Rows from a dataset of charts and code:
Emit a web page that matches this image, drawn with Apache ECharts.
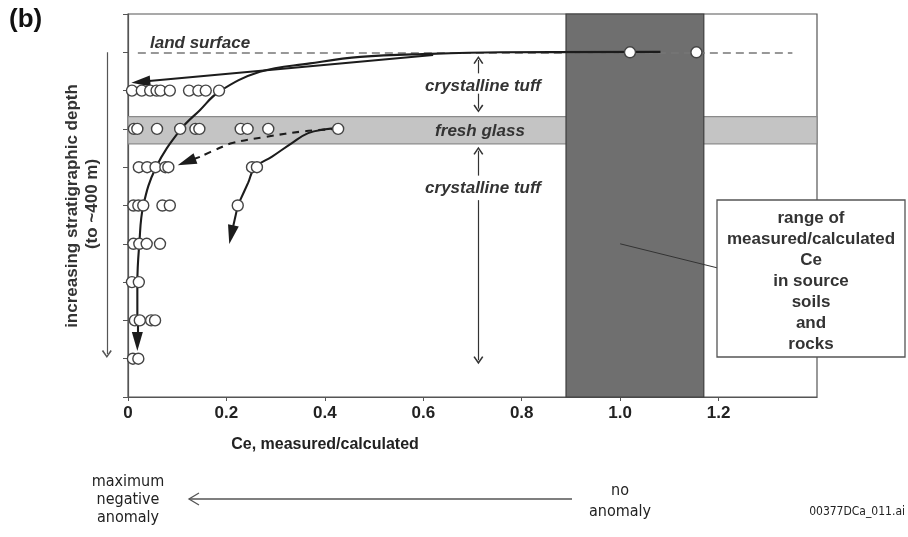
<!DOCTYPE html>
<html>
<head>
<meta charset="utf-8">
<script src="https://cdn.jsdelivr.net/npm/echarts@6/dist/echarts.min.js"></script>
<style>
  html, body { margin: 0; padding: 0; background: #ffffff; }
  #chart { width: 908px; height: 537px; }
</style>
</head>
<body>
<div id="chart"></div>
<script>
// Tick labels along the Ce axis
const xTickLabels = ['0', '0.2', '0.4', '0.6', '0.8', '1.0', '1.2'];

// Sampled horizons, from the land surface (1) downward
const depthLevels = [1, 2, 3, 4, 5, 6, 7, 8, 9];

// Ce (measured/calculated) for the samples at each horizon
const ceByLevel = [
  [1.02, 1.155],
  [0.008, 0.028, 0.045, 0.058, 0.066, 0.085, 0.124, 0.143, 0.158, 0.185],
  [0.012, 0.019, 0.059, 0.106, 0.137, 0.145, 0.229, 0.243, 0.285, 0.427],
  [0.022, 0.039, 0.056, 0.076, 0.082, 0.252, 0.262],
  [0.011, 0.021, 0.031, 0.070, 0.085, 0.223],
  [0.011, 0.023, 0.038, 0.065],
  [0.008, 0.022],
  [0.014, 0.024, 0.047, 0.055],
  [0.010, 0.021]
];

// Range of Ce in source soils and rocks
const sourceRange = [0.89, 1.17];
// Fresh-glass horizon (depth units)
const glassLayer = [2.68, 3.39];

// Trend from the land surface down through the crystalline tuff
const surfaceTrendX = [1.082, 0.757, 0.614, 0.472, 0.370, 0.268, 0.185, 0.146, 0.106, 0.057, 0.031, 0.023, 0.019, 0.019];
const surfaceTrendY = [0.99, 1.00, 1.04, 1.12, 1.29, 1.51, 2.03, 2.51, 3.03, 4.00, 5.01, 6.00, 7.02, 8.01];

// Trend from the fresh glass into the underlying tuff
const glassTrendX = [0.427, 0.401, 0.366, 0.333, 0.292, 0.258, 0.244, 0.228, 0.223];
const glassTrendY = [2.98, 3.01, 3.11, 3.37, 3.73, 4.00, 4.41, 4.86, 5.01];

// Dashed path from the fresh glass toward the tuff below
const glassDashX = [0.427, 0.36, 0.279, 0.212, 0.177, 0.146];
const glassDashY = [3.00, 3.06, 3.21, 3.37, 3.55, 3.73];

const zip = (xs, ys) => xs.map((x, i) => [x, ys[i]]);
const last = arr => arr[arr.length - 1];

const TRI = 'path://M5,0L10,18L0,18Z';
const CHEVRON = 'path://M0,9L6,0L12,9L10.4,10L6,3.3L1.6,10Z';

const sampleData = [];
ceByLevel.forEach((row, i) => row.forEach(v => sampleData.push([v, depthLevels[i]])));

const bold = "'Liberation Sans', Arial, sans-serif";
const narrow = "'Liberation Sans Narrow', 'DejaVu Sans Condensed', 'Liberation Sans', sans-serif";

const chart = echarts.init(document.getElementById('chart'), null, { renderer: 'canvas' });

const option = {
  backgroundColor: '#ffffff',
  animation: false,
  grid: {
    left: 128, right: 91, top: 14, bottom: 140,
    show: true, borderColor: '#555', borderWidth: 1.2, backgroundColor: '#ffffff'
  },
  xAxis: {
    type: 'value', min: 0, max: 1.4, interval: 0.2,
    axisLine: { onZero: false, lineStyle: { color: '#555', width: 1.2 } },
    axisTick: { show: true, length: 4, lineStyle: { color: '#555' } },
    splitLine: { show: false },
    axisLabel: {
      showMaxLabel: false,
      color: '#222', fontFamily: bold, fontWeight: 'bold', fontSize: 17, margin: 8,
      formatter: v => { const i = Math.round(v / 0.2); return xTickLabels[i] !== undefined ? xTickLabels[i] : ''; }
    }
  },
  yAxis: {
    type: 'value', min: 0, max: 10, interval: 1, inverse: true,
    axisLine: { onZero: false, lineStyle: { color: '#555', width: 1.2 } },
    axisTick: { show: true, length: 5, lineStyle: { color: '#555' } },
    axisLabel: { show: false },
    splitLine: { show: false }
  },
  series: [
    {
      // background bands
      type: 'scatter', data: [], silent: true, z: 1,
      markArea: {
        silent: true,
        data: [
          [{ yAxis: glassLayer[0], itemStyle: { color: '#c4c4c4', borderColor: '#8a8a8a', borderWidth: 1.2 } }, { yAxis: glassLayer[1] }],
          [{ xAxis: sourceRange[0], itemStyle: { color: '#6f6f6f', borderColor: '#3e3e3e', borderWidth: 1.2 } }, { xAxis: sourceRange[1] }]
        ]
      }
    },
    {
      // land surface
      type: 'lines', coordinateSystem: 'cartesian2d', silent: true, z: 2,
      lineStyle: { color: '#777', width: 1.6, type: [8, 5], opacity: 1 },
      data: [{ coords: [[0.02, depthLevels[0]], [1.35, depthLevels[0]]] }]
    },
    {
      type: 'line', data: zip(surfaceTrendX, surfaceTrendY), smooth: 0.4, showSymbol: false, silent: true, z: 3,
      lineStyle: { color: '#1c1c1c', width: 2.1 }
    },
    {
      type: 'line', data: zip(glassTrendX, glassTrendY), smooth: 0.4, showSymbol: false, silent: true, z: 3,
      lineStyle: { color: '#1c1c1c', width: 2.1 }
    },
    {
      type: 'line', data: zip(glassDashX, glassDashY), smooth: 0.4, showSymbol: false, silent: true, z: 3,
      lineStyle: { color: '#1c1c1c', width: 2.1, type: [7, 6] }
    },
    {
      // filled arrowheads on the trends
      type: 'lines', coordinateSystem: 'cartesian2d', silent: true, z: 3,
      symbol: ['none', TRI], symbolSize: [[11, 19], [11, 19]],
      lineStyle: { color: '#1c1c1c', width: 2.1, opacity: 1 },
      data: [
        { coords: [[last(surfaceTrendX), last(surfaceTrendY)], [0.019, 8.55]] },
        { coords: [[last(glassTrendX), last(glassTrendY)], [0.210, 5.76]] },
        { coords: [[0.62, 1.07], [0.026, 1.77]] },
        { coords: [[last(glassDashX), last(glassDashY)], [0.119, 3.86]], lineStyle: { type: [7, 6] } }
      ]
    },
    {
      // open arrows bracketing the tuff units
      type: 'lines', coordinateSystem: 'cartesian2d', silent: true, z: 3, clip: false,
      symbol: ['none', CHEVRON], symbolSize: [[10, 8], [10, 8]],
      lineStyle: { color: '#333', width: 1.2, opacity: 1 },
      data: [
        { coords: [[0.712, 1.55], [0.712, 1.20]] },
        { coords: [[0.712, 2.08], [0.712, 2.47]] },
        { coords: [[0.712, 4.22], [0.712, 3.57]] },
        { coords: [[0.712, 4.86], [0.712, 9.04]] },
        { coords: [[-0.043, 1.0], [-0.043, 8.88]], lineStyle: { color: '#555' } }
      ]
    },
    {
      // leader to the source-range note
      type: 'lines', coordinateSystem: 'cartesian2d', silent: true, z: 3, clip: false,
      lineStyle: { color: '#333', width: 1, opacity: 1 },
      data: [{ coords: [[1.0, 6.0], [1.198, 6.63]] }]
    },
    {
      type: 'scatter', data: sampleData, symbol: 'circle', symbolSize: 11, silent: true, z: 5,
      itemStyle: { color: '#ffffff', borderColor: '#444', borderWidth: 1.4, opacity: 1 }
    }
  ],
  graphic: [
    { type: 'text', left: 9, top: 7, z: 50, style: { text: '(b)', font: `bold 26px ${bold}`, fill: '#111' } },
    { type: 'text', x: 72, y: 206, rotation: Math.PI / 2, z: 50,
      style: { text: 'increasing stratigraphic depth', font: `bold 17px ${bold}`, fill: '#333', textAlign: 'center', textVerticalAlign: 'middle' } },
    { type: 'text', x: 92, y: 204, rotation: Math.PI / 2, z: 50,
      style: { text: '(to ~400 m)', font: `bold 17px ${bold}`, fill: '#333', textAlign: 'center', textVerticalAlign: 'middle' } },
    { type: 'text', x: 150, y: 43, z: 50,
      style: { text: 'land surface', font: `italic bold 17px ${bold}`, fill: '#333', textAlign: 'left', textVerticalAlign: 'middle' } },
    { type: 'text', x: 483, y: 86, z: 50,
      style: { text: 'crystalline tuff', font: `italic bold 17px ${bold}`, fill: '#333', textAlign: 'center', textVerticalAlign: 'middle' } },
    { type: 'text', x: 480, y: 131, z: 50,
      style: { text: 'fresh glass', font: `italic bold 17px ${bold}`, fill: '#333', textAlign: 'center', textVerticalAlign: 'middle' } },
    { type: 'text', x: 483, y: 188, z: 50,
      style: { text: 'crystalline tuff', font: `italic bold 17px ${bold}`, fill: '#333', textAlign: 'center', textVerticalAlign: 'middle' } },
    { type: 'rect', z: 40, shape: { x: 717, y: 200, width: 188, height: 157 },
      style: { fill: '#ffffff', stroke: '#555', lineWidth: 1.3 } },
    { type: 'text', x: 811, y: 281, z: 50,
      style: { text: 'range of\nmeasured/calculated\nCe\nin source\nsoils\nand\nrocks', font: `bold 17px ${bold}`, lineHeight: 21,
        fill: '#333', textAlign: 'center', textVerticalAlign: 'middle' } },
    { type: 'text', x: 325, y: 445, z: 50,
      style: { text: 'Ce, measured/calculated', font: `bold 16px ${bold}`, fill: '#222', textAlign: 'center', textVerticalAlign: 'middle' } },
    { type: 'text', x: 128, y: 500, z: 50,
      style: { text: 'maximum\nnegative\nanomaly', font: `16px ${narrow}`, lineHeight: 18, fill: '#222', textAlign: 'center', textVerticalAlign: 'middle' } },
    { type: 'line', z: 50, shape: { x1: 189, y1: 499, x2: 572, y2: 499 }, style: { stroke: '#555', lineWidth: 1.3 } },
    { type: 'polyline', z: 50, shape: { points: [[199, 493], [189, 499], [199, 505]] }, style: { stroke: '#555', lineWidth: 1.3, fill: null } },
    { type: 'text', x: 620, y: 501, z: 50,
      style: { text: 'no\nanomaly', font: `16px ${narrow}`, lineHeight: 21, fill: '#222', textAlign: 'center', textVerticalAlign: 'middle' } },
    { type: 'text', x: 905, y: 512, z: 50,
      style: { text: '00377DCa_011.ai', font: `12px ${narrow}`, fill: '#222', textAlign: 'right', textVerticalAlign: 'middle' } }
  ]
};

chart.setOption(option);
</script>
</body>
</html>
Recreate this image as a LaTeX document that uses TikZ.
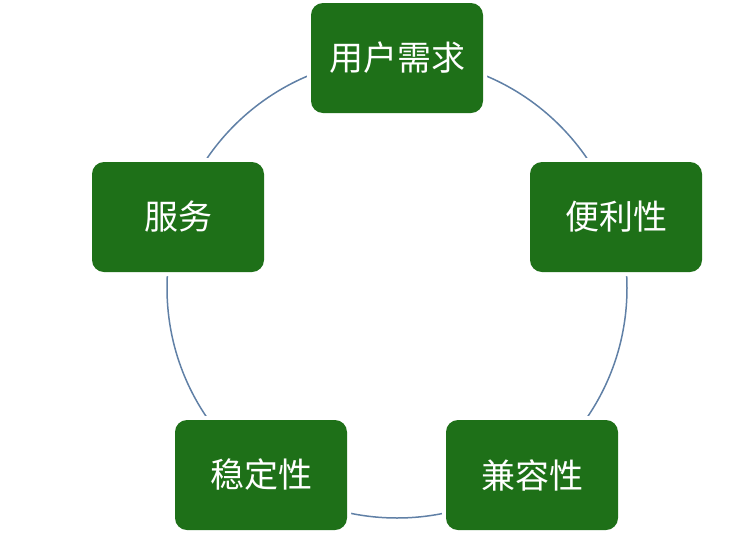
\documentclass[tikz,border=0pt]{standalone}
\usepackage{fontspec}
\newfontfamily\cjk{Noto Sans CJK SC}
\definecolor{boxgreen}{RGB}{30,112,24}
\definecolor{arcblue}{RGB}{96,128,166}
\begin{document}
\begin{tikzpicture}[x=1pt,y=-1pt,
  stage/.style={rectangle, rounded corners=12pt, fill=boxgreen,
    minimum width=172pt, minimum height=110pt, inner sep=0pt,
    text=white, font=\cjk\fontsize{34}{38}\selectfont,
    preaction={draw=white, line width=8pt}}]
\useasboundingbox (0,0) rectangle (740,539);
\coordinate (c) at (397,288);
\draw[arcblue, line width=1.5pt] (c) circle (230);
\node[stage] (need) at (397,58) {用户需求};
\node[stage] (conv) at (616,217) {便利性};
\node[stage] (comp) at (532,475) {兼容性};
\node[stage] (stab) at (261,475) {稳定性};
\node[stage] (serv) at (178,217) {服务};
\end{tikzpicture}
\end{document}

WORK REQUIRED: Quote only what lies between the first line of the records and the line containing "ceByLevel.forEach((row, i) =>", please, including both lines and excluding images.

RESPONSE:
Emit a web page that matches this image, drawn with Apache ECharts.
<!DOCTYPE html>
<html>
<head>
<meta charset="utf-8">
<script src="https://cdn.jsdelivr.net/npm/echarts@6/dist/echarts.min.js"></script>
<style>
  html, body { margin: 0; padding: 0; background: #ffffff; }
  #chart { width: 908px; height: 537px; }
</style>
</head>
<body>
<div id="chart"></div>
<script>
// Tick labels along the Ce axis
const xTickLabels = ['0', '0.2', '0.4', '0.6', '0.8', '1.0', '1.2'];

// Sampled horizons, from the land surface (1) downward
const depthLevels = [1, 2, 3, 4, 5, 6, 7, 8, 9];

// Ce (measured/calculated) for the samples at each horizon
const ceByLevel = [
  [1.02, 1.155],
  [0.008, 0.028, 0.045, 0.058, 0.066, 0.085, 0.124, 0.143, 0.158, 0.185],
  [0.012, 0.019, 0.059, 0.106, 0.137, 0.145, 0.229, 0.243, 0.285, 0.427],
  [0.022, 0.039, 0.056, 0.076, 0.082, 0.252, 0.262],
  [0.011, 0.021, 0.031, 0.070, 0.085, 0.223],
  [0.011, 0.023, 0.038, 0.065],
  [0.008, 0.022],
  [0.014, 0.024, 0.047, 0.055],
  [0.010, 0.021]
];

// Range of Ce in source soils and rocks
const sourceRange = [0.89, 1.17];
// Fresh-glass horizon (depth units)
const glassLayer = [2.68, 3.39];

// Trend from the land surface down through the crystalline tuff
const surfaceTrendX = [1.082, 0.757, 0.614, 0.472, 0.370, 0.268, 0.185, 0.146, 0.106, 0.057, 0.031, 0.023, 0.019, 0.019];
const surfaceTrendY = [0.99, 1.00, 1.04, 1.12, 1.29, 1.51, 2.03, 2.51, 3.03, 4.00, 5.01, 6.00, 7.02, 8.01];

// Trend from the fresh glass into the underlying tuff
const glassTrendX = [0.427, 0.401, 0.366, 0.333, 0.292, 0.258, 0.244, 0.228, 0.223];
const glassTrendY = [2.98, 3.01, 3.11, 3.37, 3.73, 4.00, 4.41, 4.86, 5.01];

// Dashed path from the fresh glass toward the tuff below
const glassDashX = [0.427, 0.36, 0.279, 0.212, 0.177, 0.146];
const glassDashY = [3.00, 3.06, 3.21, 3.37, 3.55, 3.73];

const zip = (xs, ys) => xs.map((x, i) => [x, ys[i]]);
const last = arr => arr[arr.length - 1];

const TRI = 'path://M5,0L10,18L0,18Z';
const CHEVRON = 'path://M0,9L6,0L12,9L10.4,10L6,3.3L1.6,10Z';

const sampleData = [];
ceByLevel.forEach((row, i) => row.forEach(v => sampleData.push([v, depthLevels[i]])));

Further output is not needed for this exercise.